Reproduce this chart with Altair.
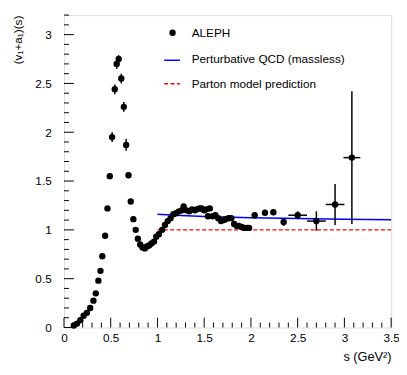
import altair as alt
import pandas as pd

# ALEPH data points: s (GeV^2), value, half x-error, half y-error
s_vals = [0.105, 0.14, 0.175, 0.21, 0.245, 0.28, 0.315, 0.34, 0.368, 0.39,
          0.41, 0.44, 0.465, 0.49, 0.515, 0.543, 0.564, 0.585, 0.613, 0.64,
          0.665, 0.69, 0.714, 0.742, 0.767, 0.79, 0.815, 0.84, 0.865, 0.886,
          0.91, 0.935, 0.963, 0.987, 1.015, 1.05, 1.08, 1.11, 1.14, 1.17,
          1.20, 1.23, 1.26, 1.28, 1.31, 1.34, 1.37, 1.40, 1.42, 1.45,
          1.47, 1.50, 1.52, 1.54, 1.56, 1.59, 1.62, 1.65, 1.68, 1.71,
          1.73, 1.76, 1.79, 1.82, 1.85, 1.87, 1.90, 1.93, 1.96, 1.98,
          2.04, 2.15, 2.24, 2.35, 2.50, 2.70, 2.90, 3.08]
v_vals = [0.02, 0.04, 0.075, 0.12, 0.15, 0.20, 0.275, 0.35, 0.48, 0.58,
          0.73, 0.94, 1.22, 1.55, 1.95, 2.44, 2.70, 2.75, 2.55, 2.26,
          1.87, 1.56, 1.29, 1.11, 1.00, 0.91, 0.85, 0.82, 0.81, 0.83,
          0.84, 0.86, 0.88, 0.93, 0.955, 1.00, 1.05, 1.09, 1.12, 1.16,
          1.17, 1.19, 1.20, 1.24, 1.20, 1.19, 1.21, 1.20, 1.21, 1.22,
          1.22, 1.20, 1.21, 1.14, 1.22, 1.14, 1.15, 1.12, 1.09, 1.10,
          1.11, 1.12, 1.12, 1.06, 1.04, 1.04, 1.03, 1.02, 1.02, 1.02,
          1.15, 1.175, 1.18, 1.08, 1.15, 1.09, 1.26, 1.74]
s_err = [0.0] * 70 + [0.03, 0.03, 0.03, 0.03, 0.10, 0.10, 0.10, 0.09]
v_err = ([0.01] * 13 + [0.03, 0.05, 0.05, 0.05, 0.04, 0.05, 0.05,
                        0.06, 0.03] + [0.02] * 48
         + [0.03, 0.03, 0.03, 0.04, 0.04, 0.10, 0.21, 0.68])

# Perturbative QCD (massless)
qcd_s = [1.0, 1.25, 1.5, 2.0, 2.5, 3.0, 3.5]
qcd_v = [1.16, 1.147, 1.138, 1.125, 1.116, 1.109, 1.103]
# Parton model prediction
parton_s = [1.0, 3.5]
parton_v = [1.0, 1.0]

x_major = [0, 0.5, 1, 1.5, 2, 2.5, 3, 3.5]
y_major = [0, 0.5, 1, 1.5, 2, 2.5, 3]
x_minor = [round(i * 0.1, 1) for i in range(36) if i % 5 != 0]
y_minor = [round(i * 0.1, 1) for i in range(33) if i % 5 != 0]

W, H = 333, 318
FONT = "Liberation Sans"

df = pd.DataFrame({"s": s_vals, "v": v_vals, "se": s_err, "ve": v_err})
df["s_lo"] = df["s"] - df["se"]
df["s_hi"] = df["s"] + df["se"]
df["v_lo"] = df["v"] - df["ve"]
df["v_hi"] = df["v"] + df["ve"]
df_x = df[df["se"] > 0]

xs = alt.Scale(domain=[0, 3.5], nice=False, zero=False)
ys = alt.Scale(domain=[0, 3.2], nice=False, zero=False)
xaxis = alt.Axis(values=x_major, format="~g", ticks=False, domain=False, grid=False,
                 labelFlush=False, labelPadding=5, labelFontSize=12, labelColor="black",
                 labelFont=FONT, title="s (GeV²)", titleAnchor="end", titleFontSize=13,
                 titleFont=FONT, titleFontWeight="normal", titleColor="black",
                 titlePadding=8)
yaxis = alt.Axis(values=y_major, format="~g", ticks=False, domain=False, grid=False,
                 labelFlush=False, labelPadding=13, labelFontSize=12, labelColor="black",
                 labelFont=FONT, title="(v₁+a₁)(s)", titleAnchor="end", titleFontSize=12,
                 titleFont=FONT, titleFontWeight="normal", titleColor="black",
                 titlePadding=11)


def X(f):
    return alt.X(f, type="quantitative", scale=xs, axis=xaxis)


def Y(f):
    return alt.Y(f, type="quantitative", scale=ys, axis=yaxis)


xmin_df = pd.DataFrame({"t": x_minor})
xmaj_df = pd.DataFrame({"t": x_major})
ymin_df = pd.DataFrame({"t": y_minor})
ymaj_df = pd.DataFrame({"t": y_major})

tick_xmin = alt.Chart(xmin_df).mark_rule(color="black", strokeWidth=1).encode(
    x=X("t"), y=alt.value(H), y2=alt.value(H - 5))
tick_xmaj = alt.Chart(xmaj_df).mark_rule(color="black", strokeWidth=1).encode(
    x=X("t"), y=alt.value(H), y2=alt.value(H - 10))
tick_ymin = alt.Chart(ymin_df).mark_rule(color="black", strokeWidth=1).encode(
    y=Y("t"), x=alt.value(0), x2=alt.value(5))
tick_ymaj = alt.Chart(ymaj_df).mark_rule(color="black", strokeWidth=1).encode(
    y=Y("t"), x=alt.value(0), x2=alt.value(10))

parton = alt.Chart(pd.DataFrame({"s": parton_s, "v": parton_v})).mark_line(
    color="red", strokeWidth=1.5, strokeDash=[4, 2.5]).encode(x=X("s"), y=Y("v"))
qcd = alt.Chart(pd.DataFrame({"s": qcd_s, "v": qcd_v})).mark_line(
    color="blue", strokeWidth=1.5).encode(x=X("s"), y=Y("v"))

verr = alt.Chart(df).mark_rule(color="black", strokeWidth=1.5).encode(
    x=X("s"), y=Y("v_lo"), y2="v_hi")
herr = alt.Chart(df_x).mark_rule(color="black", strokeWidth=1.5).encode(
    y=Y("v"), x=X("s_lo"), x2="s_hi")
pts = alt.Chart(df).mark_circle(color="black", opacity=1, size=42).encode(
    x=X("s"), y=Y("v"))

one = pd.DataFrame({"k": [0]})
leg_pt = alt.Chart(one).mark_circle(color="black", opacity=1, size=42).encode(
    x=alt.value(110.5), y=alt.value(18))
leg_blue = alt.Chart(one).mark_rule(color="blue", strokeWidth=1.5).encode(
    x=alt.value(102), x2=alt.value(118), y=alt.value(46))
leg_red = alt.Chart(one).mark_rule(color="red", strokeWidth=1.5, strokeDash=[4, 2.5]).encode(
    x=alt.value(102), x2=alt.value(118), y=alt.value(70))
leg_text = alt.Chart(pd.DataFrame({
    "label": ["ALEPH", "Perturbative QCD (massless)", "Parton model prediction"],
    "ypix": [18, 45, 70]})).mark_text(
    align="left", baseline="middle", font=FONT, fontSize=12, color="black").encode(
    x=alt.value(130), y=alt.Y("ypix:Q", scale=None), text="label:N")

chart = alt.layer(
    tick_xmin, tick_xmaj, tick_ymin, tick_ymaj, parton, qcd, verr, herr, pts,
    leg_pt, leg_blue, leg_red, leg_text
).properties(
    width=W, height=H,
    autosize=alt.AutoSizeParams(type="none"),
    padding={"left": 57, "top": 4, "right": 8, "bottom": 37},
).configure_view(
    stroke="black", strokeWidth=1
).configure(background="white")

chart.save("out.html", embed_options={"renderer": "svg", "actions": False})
---
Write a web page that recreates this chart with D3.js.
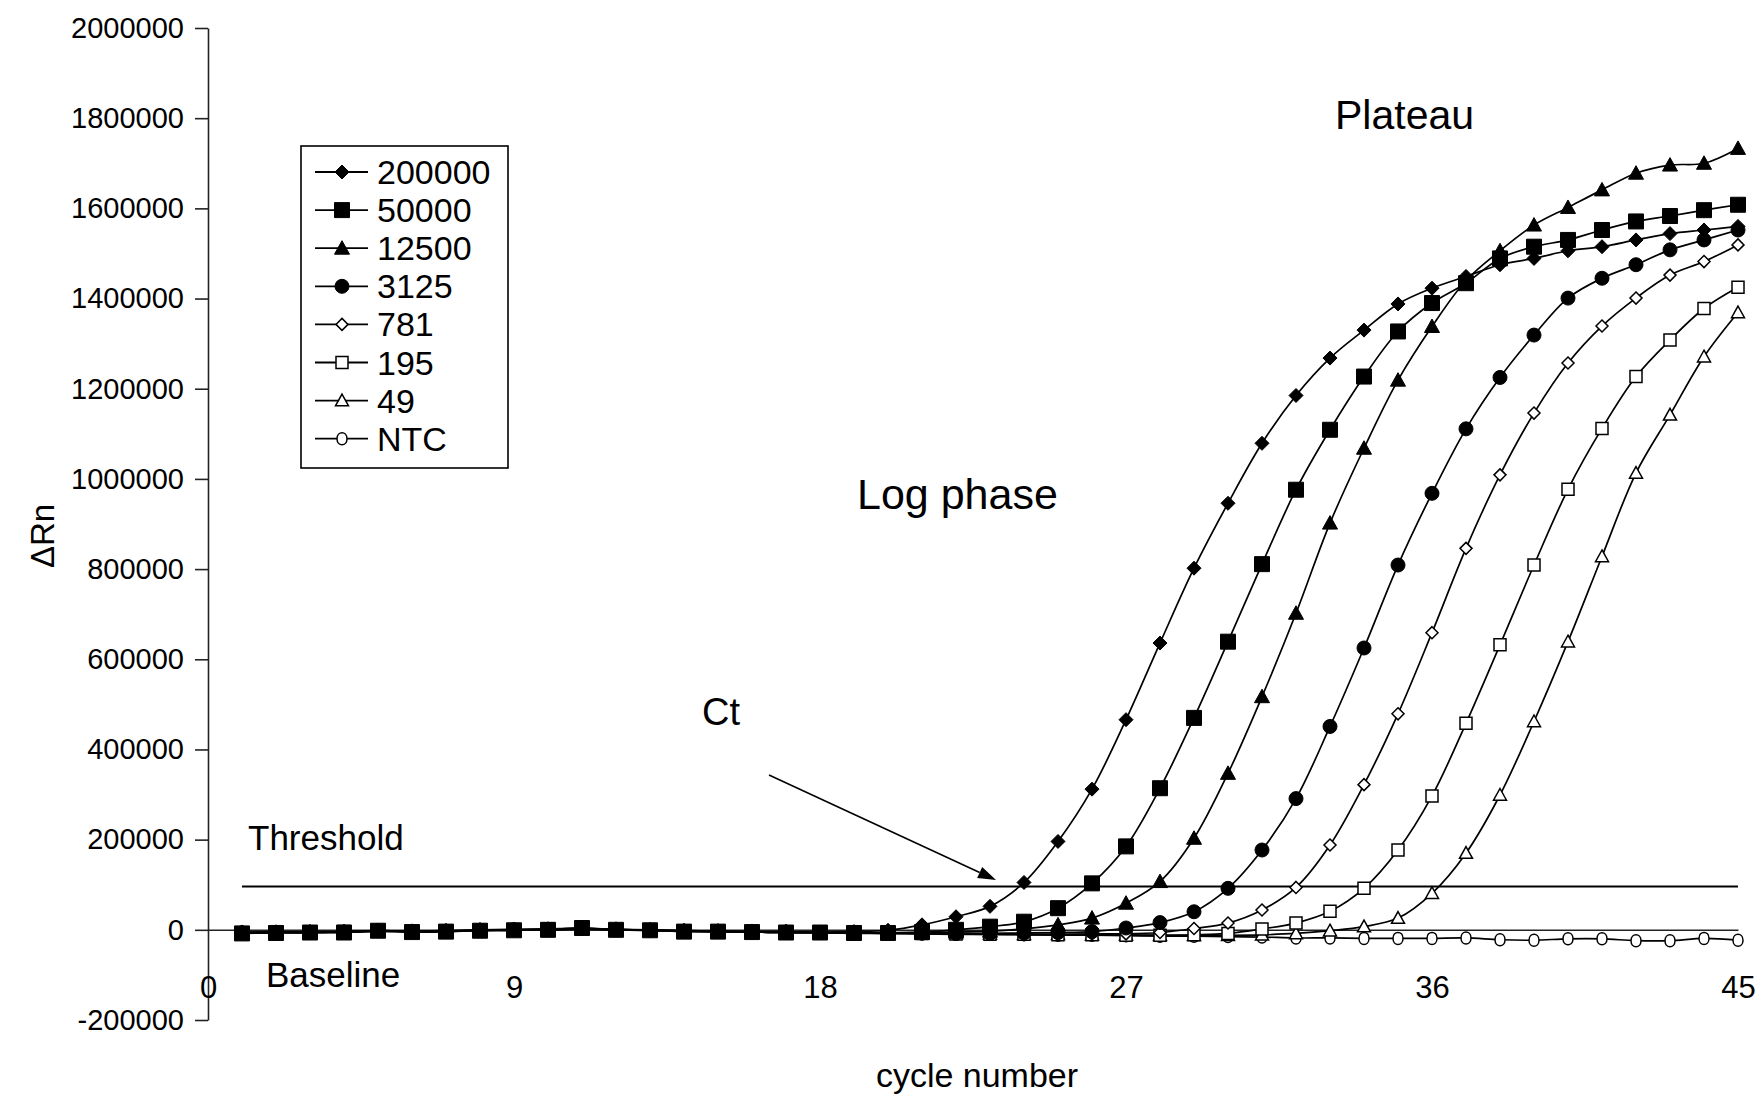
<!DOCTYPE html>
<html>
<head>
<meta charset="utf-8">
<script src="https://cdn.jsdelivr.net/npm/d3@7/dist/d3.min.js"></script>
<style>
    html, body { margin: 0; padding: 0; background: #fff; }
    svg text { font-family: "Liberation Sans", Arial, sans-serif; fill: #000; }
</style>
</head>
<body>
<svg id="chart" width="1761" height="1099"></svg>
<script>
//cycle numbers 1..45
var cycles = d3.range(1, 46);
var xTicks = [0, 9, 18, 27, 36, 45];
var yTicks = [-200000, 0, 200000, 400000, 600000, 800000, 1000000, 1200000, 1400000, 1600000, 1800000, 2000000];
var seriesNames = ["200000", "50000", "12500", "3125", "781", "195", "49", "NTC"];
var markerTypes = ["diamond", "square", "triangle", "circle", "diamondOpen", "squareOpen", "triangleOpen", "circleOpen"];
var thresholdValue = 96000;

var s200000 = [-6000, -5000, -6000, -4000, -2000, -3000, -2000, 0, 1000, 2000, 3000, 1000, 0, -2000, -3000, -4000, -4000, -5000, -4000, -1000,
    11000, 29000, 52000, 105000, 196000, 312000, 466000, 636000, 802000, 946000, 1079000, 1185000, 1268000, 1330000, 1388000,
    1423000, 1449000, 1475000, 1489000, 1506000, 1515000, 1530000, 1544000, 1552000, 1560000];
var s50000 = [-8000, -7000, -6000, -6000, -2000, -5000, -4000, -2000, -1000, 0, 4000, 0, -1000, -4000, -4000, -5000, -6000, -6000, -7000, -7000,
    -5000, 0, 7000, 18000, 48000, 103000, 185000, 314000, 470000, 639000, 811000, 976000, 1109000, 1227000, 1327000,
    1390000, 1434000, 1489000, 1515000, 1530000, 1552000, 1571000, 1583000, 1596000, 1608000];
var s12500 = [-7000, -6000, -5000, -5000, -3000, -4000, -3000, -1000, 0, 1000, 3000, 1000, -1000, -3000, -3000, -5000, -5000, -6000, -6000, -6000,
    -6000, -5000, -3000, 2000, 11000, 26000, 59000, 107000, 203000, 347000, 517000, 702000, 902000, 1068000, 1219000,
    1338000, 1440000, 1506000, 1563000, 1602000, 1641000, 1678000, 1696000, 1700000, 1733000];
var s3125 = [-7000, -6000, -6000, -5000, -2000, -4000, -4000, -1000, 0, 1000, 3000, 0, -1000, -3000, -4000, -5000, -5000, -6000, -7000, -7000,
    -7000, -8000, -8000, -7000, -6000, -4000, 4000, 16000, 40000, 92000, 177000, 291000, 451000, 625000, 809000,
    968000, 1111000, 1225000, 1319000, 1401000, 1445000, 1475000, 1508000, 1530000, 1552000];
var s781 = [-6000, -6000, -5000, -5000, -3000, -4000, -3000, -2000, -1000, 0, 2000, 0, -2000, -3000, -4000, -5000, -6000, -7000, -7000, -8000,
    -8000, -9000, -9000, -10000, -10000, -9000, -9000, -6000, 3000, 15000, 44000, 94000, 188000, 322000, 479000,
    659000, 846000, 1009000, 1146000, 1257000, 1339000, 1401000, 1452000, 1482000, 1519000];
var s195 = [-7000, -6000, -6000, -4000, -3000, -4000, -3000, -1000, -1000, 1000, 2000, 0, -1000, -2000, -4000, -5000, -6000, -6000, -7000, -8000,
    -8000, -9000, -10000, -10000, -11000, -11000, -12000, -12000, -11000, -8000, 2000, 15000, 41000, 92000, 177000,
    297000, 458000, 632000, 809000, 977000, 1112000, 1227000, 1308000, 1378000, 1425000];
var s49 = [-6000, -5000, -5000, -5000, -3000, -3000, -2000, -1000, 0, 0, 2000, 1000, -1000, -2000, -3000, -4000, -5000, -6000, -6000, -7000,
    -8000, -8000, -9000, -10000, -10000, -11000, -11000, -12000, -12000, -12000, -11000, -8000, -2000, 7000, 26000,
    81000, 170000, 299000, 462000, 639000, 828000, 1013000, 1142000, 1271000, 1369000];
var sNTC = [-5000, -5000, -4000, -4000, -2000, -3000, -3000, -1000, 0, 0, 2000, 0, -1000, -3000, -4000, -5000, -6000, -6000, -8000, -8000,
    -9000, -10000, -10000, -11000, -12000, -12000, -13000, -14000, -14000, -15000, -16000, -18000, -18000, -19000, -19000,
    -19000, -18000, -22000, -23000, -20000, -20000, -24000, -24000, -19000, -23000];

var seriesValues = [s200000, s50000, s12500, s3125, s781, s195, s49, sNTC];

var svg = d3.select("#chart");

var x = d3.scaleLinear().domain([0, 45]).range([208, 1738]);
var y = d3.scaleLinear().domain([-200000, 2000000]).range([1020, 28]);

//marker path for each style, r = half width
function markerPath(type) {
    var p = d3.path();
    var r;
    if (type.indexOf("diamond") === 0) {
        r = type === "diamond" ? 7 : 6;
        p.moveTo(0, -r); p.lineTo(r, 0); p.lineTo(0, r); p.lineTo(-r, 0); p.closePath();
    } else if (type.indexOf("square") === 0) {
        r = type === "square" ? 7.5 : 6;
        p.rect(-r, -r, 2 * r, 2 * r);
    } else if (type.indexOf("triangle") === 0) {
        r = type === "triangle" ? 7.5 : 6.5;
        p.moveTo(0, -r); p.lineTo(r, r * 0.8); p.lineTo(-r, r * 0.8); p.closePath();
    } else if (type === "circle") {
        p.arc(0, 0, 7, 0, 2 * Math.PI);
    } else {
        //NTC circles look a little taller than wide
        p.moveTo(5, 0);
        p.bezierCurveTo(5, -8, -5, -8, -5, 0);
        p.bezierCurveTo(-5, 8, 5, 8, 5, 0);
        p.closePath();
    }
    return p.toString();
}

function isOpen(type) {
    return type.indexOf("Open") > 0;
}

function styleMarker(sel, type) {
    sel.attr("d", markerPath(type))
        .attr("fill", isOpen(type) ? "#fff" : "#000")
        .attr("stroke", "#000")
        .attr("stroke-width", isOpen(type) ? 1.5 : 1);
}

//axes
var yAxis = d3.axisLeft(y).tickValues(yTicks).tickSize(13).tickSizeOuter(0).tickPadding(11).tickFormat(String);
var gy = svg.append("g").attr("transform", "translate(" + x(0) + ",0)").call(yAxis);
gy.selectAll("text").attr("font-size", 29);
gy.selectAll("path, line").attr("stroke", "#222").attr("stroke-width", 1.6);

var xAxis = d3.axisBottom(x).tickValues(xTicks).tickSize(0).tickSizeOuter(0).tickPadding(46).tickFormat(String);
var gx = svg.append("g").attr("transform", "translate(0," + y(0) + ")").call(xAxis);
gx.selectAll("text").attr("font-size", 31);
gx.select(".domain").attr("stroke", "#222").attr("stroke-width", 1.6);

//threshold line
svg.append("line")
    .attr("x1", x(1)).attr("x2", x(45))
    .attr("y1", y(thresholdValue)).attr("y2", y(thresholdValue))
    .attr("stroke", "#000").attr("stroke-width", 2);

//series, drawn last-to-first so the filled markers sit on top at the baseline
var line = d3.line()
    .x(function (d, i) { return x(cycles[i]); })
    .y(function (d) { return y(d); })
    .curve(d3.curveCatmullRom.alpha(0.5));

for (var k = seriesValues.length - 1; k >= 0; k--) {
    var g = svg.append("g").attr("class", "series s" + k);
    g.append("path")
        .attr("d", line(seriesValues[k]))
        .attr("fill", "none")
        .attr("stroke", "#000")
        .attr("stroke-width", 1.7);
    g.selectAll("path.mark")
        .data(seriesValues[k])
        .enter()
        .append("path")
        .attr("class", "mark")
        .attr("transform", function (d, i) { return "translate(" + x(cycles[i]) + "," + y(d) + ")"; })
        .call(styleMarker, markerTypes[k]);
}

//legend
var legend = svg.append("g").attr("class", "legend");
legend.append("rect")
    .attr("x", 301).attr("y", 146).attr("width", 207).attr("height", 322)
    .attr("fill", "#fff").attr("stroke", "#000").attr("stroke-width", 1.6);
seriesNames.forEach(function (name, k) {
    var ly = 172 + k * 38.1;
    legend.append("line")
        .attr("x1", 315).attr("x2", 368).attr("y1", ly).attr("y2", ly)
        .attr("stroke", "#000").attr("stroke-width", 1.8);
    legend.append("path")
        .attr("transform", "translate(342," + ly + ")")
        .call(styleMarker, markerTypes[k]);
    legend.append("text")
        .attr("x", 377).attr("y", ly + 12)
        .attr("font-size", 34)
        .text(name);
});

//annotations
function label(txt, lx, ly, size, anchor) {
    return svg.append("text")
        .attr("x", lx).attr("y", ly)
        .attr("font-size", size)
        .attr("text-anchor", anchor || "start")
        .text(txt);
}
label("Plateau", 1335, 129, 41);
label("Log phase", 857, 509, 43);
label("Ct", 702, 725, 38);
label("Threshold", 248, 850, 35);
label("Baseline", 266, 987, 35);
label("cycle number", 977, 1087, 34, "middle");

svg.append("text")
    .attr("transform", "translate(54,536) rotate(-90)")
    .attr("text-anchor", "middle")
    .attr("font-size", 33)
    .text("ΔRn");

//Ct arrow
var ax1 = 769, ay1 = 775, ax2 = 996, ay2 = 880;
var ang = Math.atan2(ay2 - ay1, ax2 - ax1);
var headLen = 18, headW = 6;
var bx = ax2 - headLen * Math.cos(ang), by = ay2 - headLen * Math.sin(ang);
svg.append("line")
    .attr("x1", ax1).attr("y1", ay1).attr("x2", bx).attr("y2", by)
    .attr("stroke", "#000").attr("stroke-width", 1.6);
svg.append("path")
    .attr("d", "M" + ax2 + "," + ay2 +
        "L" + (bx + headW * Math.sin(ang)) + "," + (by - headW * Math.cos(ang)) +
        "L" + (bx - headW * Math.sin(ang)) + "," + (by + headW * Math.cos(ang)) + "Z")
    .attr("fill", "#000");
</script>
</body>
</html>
--
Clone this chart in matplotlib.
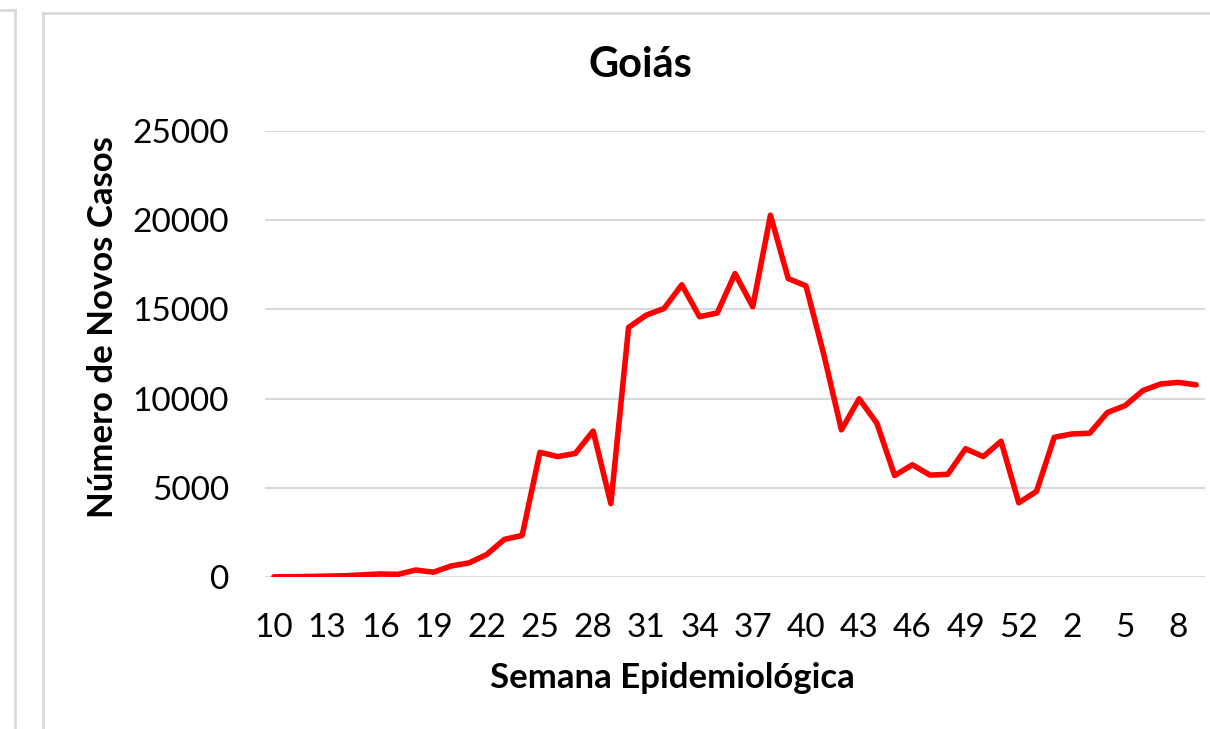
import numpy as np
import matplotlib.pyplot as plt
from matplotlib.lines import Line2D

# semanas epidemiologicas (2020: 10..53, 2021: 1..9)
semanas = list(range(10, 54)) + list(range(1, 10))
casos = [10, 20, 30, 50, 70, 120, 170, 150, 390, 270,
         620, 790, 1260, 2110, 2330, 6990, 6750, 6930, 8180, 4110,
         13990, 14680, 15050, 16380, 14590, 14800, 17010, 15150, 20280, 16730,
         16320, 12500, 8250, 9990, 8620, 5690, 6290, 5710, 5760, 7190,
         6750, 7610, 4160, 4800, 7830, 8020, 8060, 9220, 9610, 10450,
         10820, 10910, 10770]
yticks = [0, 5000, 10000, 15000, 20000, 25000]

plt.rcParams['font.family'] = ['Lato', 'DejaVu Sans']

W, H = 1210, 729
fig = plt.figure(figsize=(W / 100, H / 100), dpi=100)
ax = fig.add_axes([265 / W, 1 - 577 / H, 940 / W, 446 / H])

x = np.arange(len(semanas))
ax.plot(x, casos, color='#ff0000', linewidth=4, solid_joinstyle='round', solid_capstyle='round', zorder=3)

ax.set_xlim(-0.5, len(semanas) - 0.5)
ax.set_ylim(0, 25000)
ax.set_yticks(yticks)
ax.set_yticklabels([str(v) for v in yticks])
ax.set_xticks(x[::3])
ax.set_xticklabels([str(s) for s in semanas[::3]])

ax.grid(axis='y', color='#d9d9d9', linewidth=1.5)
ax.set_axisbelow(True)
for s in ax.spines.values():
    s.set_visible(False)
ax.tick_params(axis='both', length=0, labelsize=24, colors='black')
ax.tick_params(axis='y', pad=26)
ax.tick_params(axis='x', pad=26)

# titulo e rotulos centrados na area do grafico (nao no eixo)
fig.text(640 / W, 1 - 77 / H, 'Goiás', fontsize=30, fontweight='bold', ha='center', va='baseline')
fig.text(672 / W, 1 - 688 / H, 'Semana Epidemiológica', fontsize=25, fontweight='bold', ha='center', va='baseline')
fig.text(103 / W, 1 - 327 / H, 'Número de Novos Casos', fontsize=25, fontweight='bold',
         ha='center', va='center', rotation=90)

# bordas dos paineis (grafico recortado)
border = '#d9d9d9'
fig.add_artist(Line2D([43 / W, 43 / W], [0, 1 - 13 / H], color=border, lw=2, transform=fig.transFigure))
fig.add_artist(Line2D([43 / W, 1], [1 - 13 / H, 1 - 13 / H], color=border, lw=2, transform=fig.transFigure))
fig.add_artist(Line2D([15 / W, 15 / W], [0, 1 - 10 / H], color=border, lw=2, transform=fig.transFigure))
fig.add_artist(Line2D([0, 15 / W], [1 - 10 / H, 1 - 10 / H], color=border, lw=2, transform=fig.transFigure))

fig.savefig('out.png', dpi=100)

| REQUIREMENTS |
Reproduce the data above exactly, but only the lines from the one showing "Reproduce this chart with Altair." through the one showing "import pandas as pd", with both ends kept and the pictures left out.

| ANSWER TO THIS TASK |
Reproduce this chart with Altair.
import altair as alt
import pandas as pd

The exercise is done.